Nonlinear dynamics of system oscillations modeled by a forced Van der Pol generalized oscillator

TL;DR

This paper investigates the nonlinear oscillations of a forced Van der Pol generalized oscillator, analyzing amplitude responses, resonance phenomena, hysteresis, jump phenomena, and bifurcations using analytical and numerical methods.

Contribution

It introduces a detailed analysis of a generalized Van der Pol oscillator with forcing, including amplitude responses and bifurcation behavior, using harmonic balance, multiple scales, and numerical simulations.

Findings

Identification of amplitude responses for harmonic, superharmonic, and subharmonic oscillations.

Observation of hysteresis and jump phenomena in the system.

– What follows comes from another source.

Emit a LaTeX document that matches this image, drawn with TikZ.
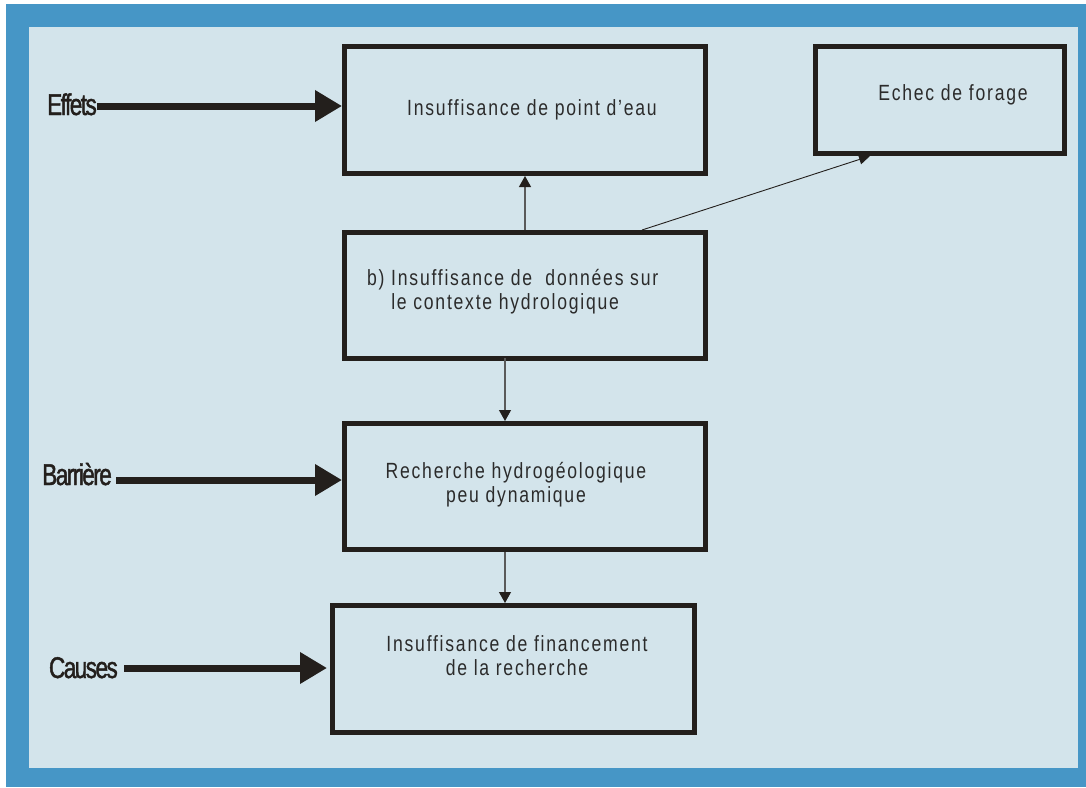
\documentclass[tikz,border=0pt]{standalone}
\usepackage{fontspec}
\setmainfont{Liberation Sans}
\newfontfamily\boxfont[LetterSpace=8,FakeStretch=0.8]{Liberation Sans}
\newfontfamily\labfont[LetterSpace=-5,FakeStretch=0.75,FakeBold=1.5]{Liberation Sans}
\usetikzlibrary{arrows.meta}
\definecolor{frameblue}{HTML}{4696C6}
\definecolor{panel}{HTML}{D3E4EB}
\definecolor{ink}{HTML}{231F1C}
\definecolor{txt}{HTML}{2B2B2B}
\definecolor{thinline}{HTML}{5A5A5A}
\begin{document}
\begin{tikzpicture}[x=1pt,y=-1pt,
  box/.style={draw=ink, line width=5pt, fill=panel, inner sep=0pt},
  boxtext/.style={font=\boxfont\fontsize{22}{24}\selectfont, text=txt, inner sep=0pt, align=center},
  lab/.style={font=\labfont\fontsize{30}{32}\selectfont, text=ink, inner sep=0pt, anchor=base east},
  bigarrow/.style={draw=ink, line width=7pt, -{Triangle[length=27pt,width=30pt,color=ink]}},
  thinarrow/.style={draw=thinline, line width=1.2pt, -{Triangle[length=11pt,width=12pt,color=ink]}},
  diagarrow/.style={draw=ink, line width=0.9pt, -{Triangle[length=11pt,width=10pt,color=ink]}}
]
\useasboundingbox (0,0) rectangle (1086,787);
\fill[white] (0,0) rectangle (1086,787);
\fill[frameblue] (6,4) rectangle (1086,787);
\fill[panel] (29,27) rectangle (1078,768);

% boxes
\node[box, minimum width=361pt, minimum height=127pt] (b1) at (525,110) {};
\node[box, minimum width=361pt, minimum height=126pt] (b2) at (525,295.5) {};
\node[box, minimum width=361pt, minimum height=126pt] (b3) at (525,486.5) {};
\node[box, minimum width=362pt, minimum height=127pt] (b4) at (513.5,669) {};
\node[box, minimum width=249pt, minimum height=107pt] (ech) at (940,100) {};

% texts
\node[boxtext] (t1) at (532,110) {Insuffisance de point d’eau};
\node[boxtext, align=left, anchor=west] (t2) at (367,291.5) {b) Insuffisance de~~données sur\\\hphantom{b)~}le contexte hydrologique};
\node[boxtext] (t3) at (516,484.5) {Recherche hydrogéologique\\peu dynamique};
\node[boxtext] (t4) at (517,655.5) {Insuffisance de financement\\de la recherche};
\node[boxtext] (t5) at (953,95) {Echec de forage};

% labels
\node[lab] (l1) at (97,115) {Effets};
\node[lab] (l2) at (112,485) {Barrière};
\node[lab] (l3) at (118,678) {Causes};
\coordinate (a1) at (97,106);
\coordinate (a2) at (116,480);
\coordinate (a3) at (127,668);
\draw[bigarrow] (a1) -- (a1 -| b1.west);
\draw[bigarrow] (a2) -- (a2 -| b3.west);
\draw[bigarrow] ([xshift=-3pt]a3) -- ([xshift=-3pt]a3 -| b4.west);

% connectors
\draw[thinarrow] (b2.north) -- (b1.south);
\draw[thinarrow] ([xshift=-20pt,yshift=3pt]b2.south) -- ([xshift=-20pt]b2.south |- b3.north);
\draw[thinarrow] ([xshift=-20pt]b3.south) -- ([xshift=-20pt]b3.south |- b4.north);
\draw[diagarrow] ([xshift=117pt]b2.north) -- ([xshift=-70pt]ech.south);
\end{tikzpicture}
\end{document}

Bifurcation sequences characterized for different oscillatory states.

Abstract

This paper considers the oscillations modeled by a forced Van der Pol generalized oscillator. These oscillations are described by a nonlinear differential equation of the form $ \ddot{x}+x-\varepsilon\left(1-ax^2-b\dot{x}^2\right)\dot{x}=E\sin{{\Omega}t}.$ The amplitudes of the forced harmonic, primary resonance superharmonic and subharmonic oscillatory states are obtained using the harmonic balance technique and the multiple time scales methods. We obtain also the hysteresis and jump phenomena in the system oscillations. Bifurcation sequences displayed by the model for each type of oscillatory states are performed numerically through the fourth-order Runge- Kutta scheme.